Arkeolojik eserlerin korunması amacıyla birçok ülke, ulusal ve uluslararası düzeyde hukuki düzenlemeler yapmıştır. UNESCO’nun 1970 tarihli “Kültürel Varlıkların Yasadışı İthalat, İhracat ve Mülkiyet Devri Yollarının Yasaklanması ve Önlenmesi Hakkında Sözleşmesi” bu alandaki en önemli belgelerdendir. Bu sözleşme, üye ülkelerin yasa dışı yollarla elde edilen kültürel varlıkların iadesini ve korunmasını amaçlar. Ayrıca, Interpol gibi uluslararası kuruluşlar da kaçakçılıkla mücadele konusunda önemli roller üstlenir.

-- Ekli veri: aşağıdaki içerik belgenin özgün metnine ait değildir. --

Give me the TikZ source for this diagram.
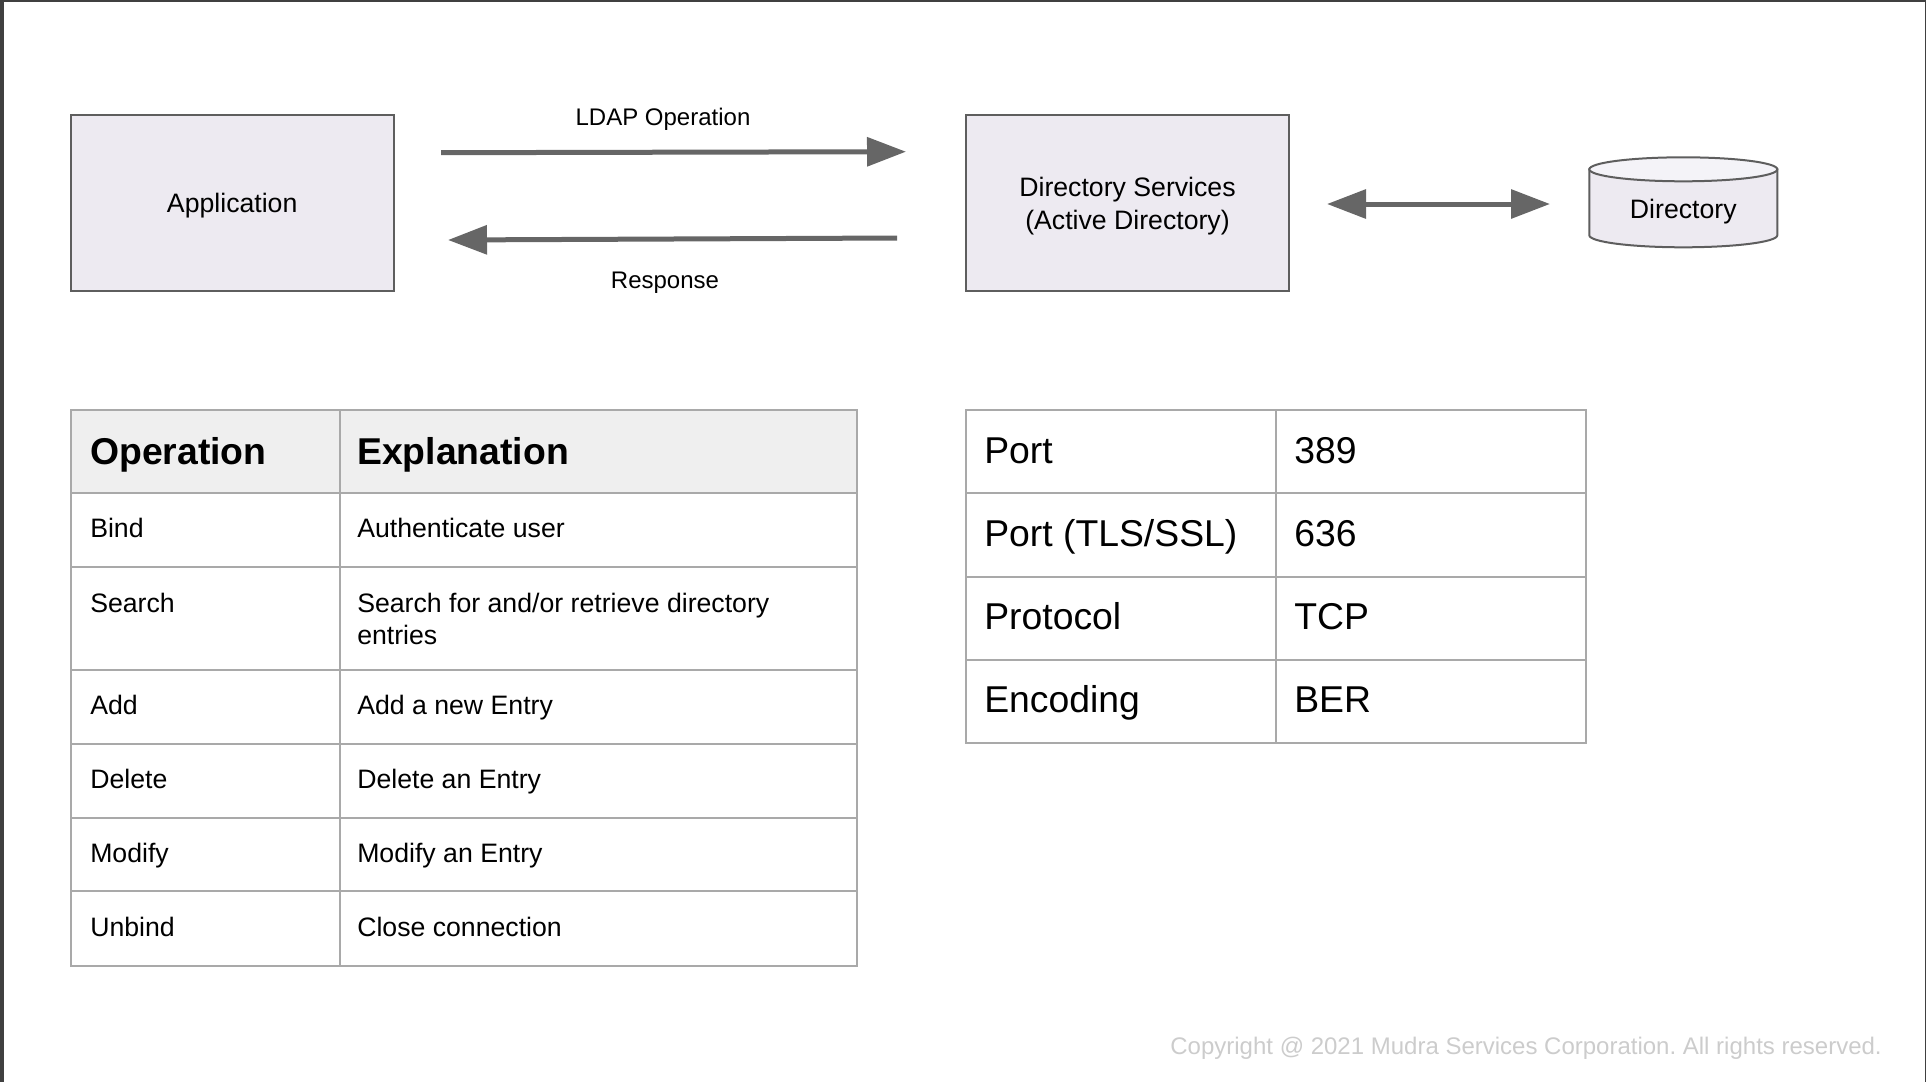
\documentclass[tikz,border=0pt]{standalone}
\usepackage{fontspec}
\setmainfont{Liberation Sans}
\usetikzlibrary{arrows.meta}
\definecolor{boxfill}{HTML}{EDEAF1}
\definecolor{boxline}{HTML}{5E5E5E}
\definecolor{arrowc}{HTML}{666666}
\definecolor{gridc}{HTML}{A9A9A9}
\definecolor{headfill}{HTML}{EFEFEF}
\definecolor{framec}{HTML}{404040}
\definecolor{copyc}{HTML}{CCCCCC}
\definecolor{cyltop}{HTML}{F4F3F8}
\frenchspacing
\begin{document}
\begin{tikzpicture}[x=0.75pt,y=-0.75pt,
  box/.style={draw=boxline, line width=1.5pt, fill=boxfill, minimum width=242pt, minimum height=132pt, inner sep=0pt, align=center, font=\fontsize{20}{24.75}\selectfont},
  lbl/.style={anchor=base, inner sep=0pt, font=\fontsize{18}{22}\selectfont},
  flow/.style={draw=arrowc, line width=3.75pt, -{Triangle[length=29.25pt,width=21.3pt]}},
  flowboth/.style={draw=arrowc, line width=3.75pt, {Triangle[length=29.25pt,width=21.3pt]}-{Triangle[length=29.25pt,width=21.3pt]}},
  gridline/.style={draw=gridc, line width=1.5pt},
  hcell/.style={anchor=base west, inner sep=0pt, font=\fontsize{28}{32}\selectfont\bfseries},
  bcell/.style={anchor=base west, inner sep=0pt, align=left, font=\fontsize{20}{24}\selectfont},
  pcell/.style={anchor=base west, inner sep=0pt, font=\fontsize{28}{32}\selectfont},
  cyl/.style={draw=boxline, line width=1.5pt}
]
\useasboundingbox (0,0) rectangle (1926,1082);
% frame
\fill[framec] (0,0) rectangle (1926,2.3);
\fill[framec] (0,0) rectangle (3.5,1082);
\fill[framec] (1924.5,0) rectangle (1926,1082);

% boxes
\node[box, text height=14.3pt, text depth=0pt] (app) at (232.2,203) {Application};
\node[box] (ds) at (1127.5,203) {};
\node[inner sep=0pt, align=center, font=\fontsize{20}{24.75}\selectfont] (dstext) at (1127.5,206) {Directory Services\\(Active Directory)};

% cylinder
\path[cyl, fill=boxfill] (1589.3,169.3) -- (1589.3,235.3) arc[start angle=180, end angle=360, x radius=70.5pt, y radius=9pt] -- (1777.3,169.3) -- cycle;
\draw[cyl, fill=cyltop] (1683.3,169.3) ellipse[x radius=70.5pt, y radius=9pt];
\node[anchor=base, inner sep=0pt, font=\fontsize{20}{24}\selectfont] (dir) at (1683.3,218.5) {Directory};

% arrows
\coordinate (opA) at (441,152.7);
\coordinate (opB) at (906,151.7);
\coordinate (reA) at (897,238);
\coordinate (reB) at (448,240);
\coordinate (dbA) at (1327,204);
\coordinate (dbB) at (1550,204);
\draw[flow] (opA) -- (opB);
\draw[flow] (reA) -- (reB);
\draw[flowboth] (dbA) -- (dbB);
\node[lbl] (ldap) at (663,125) {LDAP Operation};
\node[lbl] (resp) at (665,288.3) {Response};

% table 1
\fill[headfill] (71,410) rectangle (857,492.5);
\draw[gridline] (71,410) rectangle (857,966);
\foreach \yy in {492.5,567,669.5,743.5,817.5,891} {\draw[gridline] (71,\yy) -- (857,\yy);}
\draw[gridline] (339.5,410) -- (339.5,966);
\node[hcell] (h1) at (90,464) {Operation};
\node[hcell] (h2) at (357,464) {Explanation};
\node[bcell] (o1) at (90,537.5) {Bind};
\node[bcell] (e1) at (357,537.5) {Authenticate user};
\node[bcell] (o2) at (90,612) {Search};
\node[bcell] (e2) at (357,612) {Search for and/or retrieve directory};
\node[bcell] (e2b) at (357,644) {entries};
\node[bcell] (o3) at (90,714.5) {Add};
\node[bcell] (e3) at (357,714.5) {Add a new Entry};
\node[bcell] (o4) at (90,788.5) {Delete};
\node[bcell] (e4) at (357,788.5) {Delete an Entry};
\node[bcell] (o5) at (90,862.5) {Modify};
\node[bcell] (e5) at (357,862.5) {Modify an Entry};
\node[bcell] (o6) at (90,936) {Unbind};
\node[bcell] (e6) at (357,936) {Close connection};

% table 2
\draw[gridline] (965.5,410) rectangle (1586,742.5);
\foreach \yy in {493,576.5,659.5} {\draw[gridline] (965.5,\yy) -- (1586,\yy);}
\draw[gridline] (1276.3,410) -- (1276.3,742.5);
\node[pcell] (p1) at (984,463) {Port};
\node[pcell] (v1) at (1294,463) {389};
\node[pcell] (p2) at (984,546) {Port (TLS/SSL)};
\node[pcell] (v2) at (1294,546) {636};
\node[pcell] (p3) at (984,629.5) {Protocol};
\node[pcell] (v3) at (1294,629.5) {TCP};
\node[pcell] (p4) at (984,712.5) {Encoding};
\node[pcell] (v4) at (1294,712.5) {BER};

% copyright
\node[anchor=base east, inner sep=0pt, text=copyc, font=\fontsize{18}{22}\selectfont] (copy) at (1882,1054) {Copyright @ 2021 Mudra Services Corporation. All rights reserved.};
\end{tikzpicture}
\end{document}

Arkeolojik eserlerin korunması sadece hukuki düzenlemelerle değil, aynı zamanda toplumsal bilinç ve eğitimle de mümkündür. Halkın, kültürel mirasın değeri ve korunması konusunda bilinçlendirilmesi, kaçakçılıkla mücadelenin en önemli adımlarından biridir. Eğitim kurumları ve medya aracılığıyla bu konuda farkındalık yaratmak, gelecek nesillerin kültürel mirasa sahip çıkmalarını sağlayacaktır. Kaçakçılık ve yasa dışı ticaret, arkeolojik eserler üzerinde geri dönüşü olmayan zararlar yaratır. Bu eserlerin korunması, geçmişimizi anlamamızı ve geleceğe aktarmamızı sağlar. Bu nedenle, hem hukuki düzenlemelerin güçlendirilmesi hem de toplumsal bilincin artırılması büyük önem taşır. Kültürel mirasımızı koruyarak, geçmişimizi geleceğe taşıyabilir ve insanlık tarihine ışık tutmaya devam edebiliriz.